Now, the focus is shifting to neighboring South Kivu Province, where 10,000 Congolese government troops have been amassed. Ahead of this new campaign, the UN is attempting to ensure that wages make their way through to troops. "Before, salaries have gone to commanders to distribute," explains Dietrich. "But now, every soldier should get an identity card, so it's much easier to identify them and pay them directly."

But there are doubts as to whether Congo's government can carry on funding the Army.

Effect of the global economic crisis

"Congo's economy has been one of the worst affected in Africa by the global economic downturn," says Lisa Lewin, an economist for Business Monitor International, a London-based risk consultancy. "With commodity prices having plunged, we believe Congo will experience a recession this year."

Much of Congo's official revenue comes from copper, which, despite a recent bounce, is trading at only half the level it reached last July. This makes it even harder for the cash-strapped government to pay its soldiers.

And in a further cruel twist of economic fate, gold prices are buoyant, as global investors have been attracted by the metal's 'safe haven' status. And the FDLR is not only reclaiming gold-mining interests in North Kivu, but it also retains interests in the metal in South Kivu, where its networks remain intact, according to the Western official.

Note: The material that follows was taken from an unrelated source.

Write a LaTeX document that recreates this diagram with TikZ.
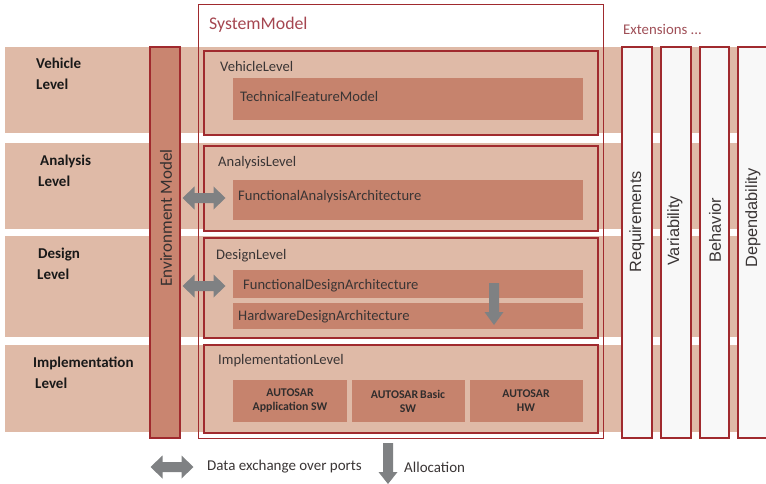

Meanwhile, the Tutsi-dominated government of Rwanda is sitting on the sidelines. Could it be tempted to intervene again if the offensive against its enemy, the FDLR, unravels? For now, Rwanda's President Paul Kagame is maintaining the spirit of good neighborliness and cooperation. He doesn't rule out sending troops back across the border, but says he will only help if the Congolese government asks him to.